Un Kick Ass en dehors des clous.
Des claques comme celle là on n'en reçoit pas souvent au cinéma, surtout quand on ne s'attend pas à grand chose. J'imaginais au départ un film badin et léger traitant avec dérision du thème des super héros dans le contexte social des Etats Unis. Quelle erreur!
Inévitablement, compte tenu du thème, on est obligé de passer par une comparaison avec Kick Ass, ce qui est d'autant plus vrai pour moi que je l'ai vu il y a peu. Le moins que l'on puisse dire c'est que les deux ne jouent pas dans la même catégorie. Kick Ass est une oeuvre totalement située dans le champ des représentations actuelles ; le héros est jeune, légèrement Has-been mais rattaché aux codes normatifs que la société se fait du Geek. Il a un physique "agréable" associé à quelques accessoires pour coller avec l'image d'anti-héros qu'on souhaite lui faire endosser. En somme c'est assez convenu et totalement similaire à ce que l'on voit par exemple du coté de Spider Man. Avec Super on se retrouve avec un quarantenaire bedonnant, véritablement enfermé dans des critères de médiocrité. Le besoin qu'il finit par éprouver de se grimer en super héros est bien plus complexe que celui de son jeune homologue et ne répond pas à un simple caprice identitaire. Éclair Cramoisie a une mission.

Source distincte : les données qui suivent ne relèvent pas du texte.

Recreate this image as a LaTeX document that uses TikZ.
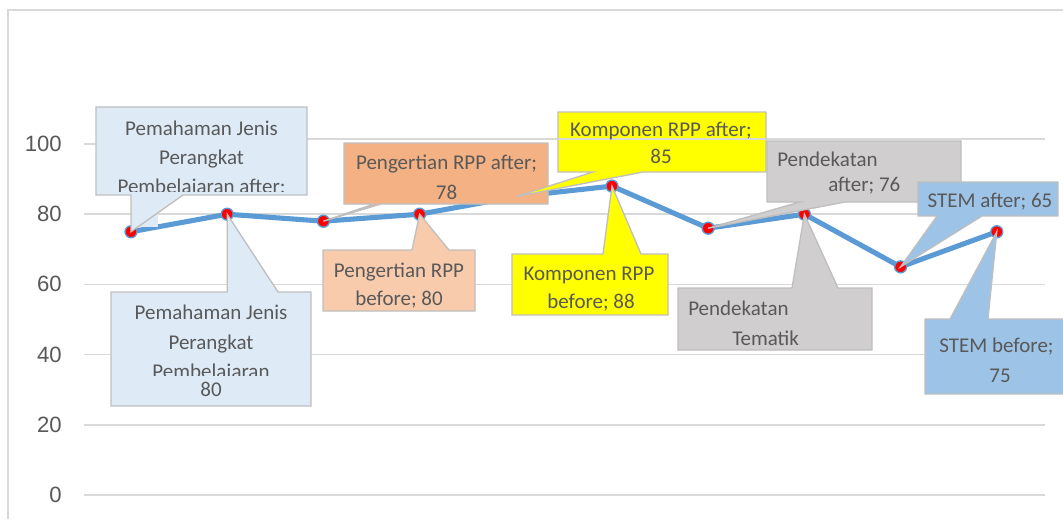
\documentclass[tikz,border=0pt]{standalone}
\usepackage{fontspec}
\setmainfont{Carlito}
\newfontfamily\axisfont{Liberation Sans}
\definecolor{lineblue}{HTML}{5B9BD5}
\definecolor{gridcol}{HTML}{D9D9D9}
\definecolor{cborder}{HTML}{BFBFBF}
\definecolor{txtcol}{HTML}{595959}
\definecolor{lblue}{HTML}{DEEBF7}
\definecolor{orA}{HTML}{F4B183}
\definecolor{orB}{HTML}{F8CBAD}
\definecolor{yel}{HTML}{FFFF00}
\definecolor{gry}{HTML}{D0CECE}
\definecolor{blu}{HTML}{9DC3E6}
\tikzset{
  grid line/.style={draw=gridcol, line width=1.1pt},
  axislbl/.style={font=\axisfont\fontsize{16.6}{18}\selectfont, text=txtcol, anchor=east, inner sep=0pt},
  callout/.style={draw=cborder, line width=1pt, line join=miter},
  lbl/.style={font=\fontsize{15.75}{18}\selectfont, text=txtcol, inner sep=0pt, anchor=base},
  lblw/.style={lbl, anchor=base west},
  marker/.style={fill=red, draw=lineblue, line width=1pt}
}
\begin{document}
\begin{tikzpicture}[x=0.75pt,y=-0.75pt]
\useasboundingbox (0,0) rectangle (1063,519);
\fill[white] (0,0) rectangle (1063,519);
% chart area border
\draw[draw=gridcol, line width=1.1pt] (8,519) -- (8,10) -- (1063,10);
% gridlines
\foreach \v in {0,20,40,60,80} {
  \draw[grid line] (84,{495-3.51*\v}) -- (1045,{495-3.51*\v});
}
\draw[grid line] (84,144) -- (96,144);
\draw[grid line] (307,139) -- (1045,139);
% axis labels
\node[axislbl] (y100) at (62,144) {100};
\node[axislbl] (y80) at (62,214) {80};
\node[axislbl] (y60) at (62,284) {60};
\node[axislbl] (y40) at (62,355) {40};
\node[axislbl] (y20) at (62,425) {20};
\node[axislbl] (y0) at (62,495) {0};
% data points
\coordinate (p1) at (131,231.75);
\coordinate (p2) at (227.2,214.2);
\coordinate (p3) at (323.4,221.2);
\coordinate (p4) at (419.6,214.2);
\coordinate (p5) at (515.8,196.65);
\coordinate (p6) at (612,186.1);
\coordinate (p7) at (708.2,228.2);
\coordinate (p8) at (804.4,214.2);
\coordinate (p9) at (900.6,266.85);
\coordinate (p10) at (996.8,231.75);
\draw[lineblue, line width=3.8pt, line join=round, line cap=round]
  (p1) -- (p2) -- (p3) -- (p4) -- (p5) -- (p6) -- (p7) -- (p8) -- (p9) -- (p10);
\foreach \p in {p1,p2,p3,p4,p5,p6,p7,p8,p9,p10} {
  \path[marker] (\p) circle (4.5pt);
}
% --- Pemahaman after
\fill[lblue] (131,195) rectangle (158,227);
\draw[callout, fill=lblue] (96,107) -- (307,107) -- (307,195) -- (183,195) -- (p1) -- (131,195) -- (96,195) -- cycle;
\node[lbl] (t1a) at (201.5,135) {Pemahaman Jenis};
\node[lbl] (t1b) at (201.5,164) {Perangkat};
\begin{scope}
\clip (97,108) rectangle (306,191.5);
\node[lbl, text depth=0pt] (t1c) at (201.5,193) {Pembelajaran after;};
\end{scope}
% --- Pemahaman before
\draw[callout, fill=lblue] (111,292) -- (227.2,292) -- (p2) -- (278,292) -- (311,292) -- (311,406) -- (111,406) -- cycle;
\node[lbl] (t2a) at (211,319) {Pemahaman Jenis};
\node[lbl] (t2b) at (211,349) {Perangkat};
\begin{scope}
\clip (112,293) rectangle (310,375);
\node[lbl, text depth=0pt] (t2c) at (211,378) {Pembelajaran};
\end{scope}
\node[lbl] (t2d) at (211,396) {80};
% --- Pengertian RPP after
\draw[callout, fill=orA] (344,143) -- (548,143) -- (548,204) -- (381,204) -- (p3) -- (374,204) -- (344,204) -- cycle;
\node[lbl] (t3a) at (446.5,169) {Pengertian RPP after;};
\node[lbl] (t3b) at (446.5,199) {78};
% --- Pengertian RPP before
\draw[callout, fill=orB] (323,250) -- (412,250) -- (p4) -- (449,250) -- (475,250) -- (475,311) -- (323,311) -- cycle;
\node[lbl] (t4a) at (399,277) {Pengertian RPP};
\node[lbl] (t4b) at (399,305) {before; 80};
% --- Komponen RPP after
\draw[callout, fill=yel] (558,112) -- (766,112) -- (766,172) -- (643,172) -- (p5) -- (593,172) -- (558,172) -- cycle;
\draw[grid line] (558,139) -- (766,139);
\node[lbl] (t5a) at (661,136) {Komponen RPP after;};
\node[lbl] (t5b) at (661,163) {85};
% --- Komponen RPP before
\draw[callout, fill=yel] (512,254) -- (603,254) -- (p6) -- (641,254) -- (668,254) -- (668,315) -- (512,315) -- cycle;
\node[lbl] (t6a) at (589,280) {Komponen RPP};
\node[lbl] (t6b) at (591,308) {before; 88};
% --- Pendekatan after
\draw[callout, fill=gry] (767,141) -- (961,141) -- (961,202) -- (845,202) -- (p7) -- (800,202) -- (767,202) -- cycle;
\node[lblw] (t7a) at (777,166) {Pendekatan};
\node[lblw] (t7b) at (828,191) {after; 76};
% --- Pendekatan Tematik before
\draw[callout, fill=gry] (678,288) -- (792,288) -- (p8) -- (838,288) -- (872,288) -- (872,350) -- (678,350) -- cycle;
\node[lblw] (t8a) at (688,315) {Pendekatan};
\node[lblw] (t8b) at (732,345) {Tematik};
% --- STEM after
\draw[callout, fill=blu] (918,182) -- (1058,182) -- (1058,216) -- (982,216) -- (p9) -- (937,216) -- (918,216) -- cycle;
\node[lbl] (t9a) at (990,207) {STEM after; 65};
% --- STEM before
\draw[callout, fill=blu] (925,319) -- (950,319) -- (p10) -- (988,319) -- (1075,319) -- (1075,394) -- (925,394) -- cycle;
\node[lbl] (t10a) at (996.5,352) {STEM before;};
\node[lbl] (t10b) at (1000,382) {75};
\end{tikzpicture}
\end{document}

A l'instar du personnage elle est très modeste et servie par une simplicité formelle tout à fait en adéquation avec sa personnalité. Les préceptes dont il ponctue ses interventions fracassantes semblent totalement surréalistes et d'une candeur extrême jusqu'à ce qu'on regarde la tête mutilé de ses victimes. Super ne se perd pas dans les tribulations de Kick Ass sur les questions de justice et du rôle de l'autorité étatique. Son action est le fruit d'un élan émotionnel dicté par de la colère. Le fait que tout lui soi inspiré d'en haut, de Dieu le père lui-même, à la Jeanne d'Arc, rend tout cela terriblement dérangeant. Il est messianique et direct et de ce fait je ne pense pas que les gens s'imaginent à sa suite que c'est cool de jouer au super héros.
L'autre aspect qui a tôt fait de doucher l'identification avec le héros est justement contenu dans ses actes de "justicier" ; c'est ultra-violent. Une violence réaliste, crade jusqu'au bout des ongles. On est très loin des galipettes à la Drôle de Dame de Hitgirl qui magnifient le personnage et le font quitter le rang des super héros en carton pour celui de personnage de comics. Tout y est dicté par un esthétisme bien reconnaissable et calibré parce que très actuel. Le contraste avec Super est hallucinant ; ici point de combats chorégraphiés mais des tabassages dignes des meilleurs tripots de Petrograd ou de La Paz. Cette violence, qui casse totalement le soutien que l'on pourrait développer pour la cause d’Éclair Cramoisie suit en plus un véritable crescendo dans l'horreur. Le moment de rupture est vraiment quand il accepte sa jeune acolyte. Dès lors on quitte les coups de clefs anglaise dans la gueule qui étaient encore rassurant, pour... une approche plus crue de la "justice" (sic).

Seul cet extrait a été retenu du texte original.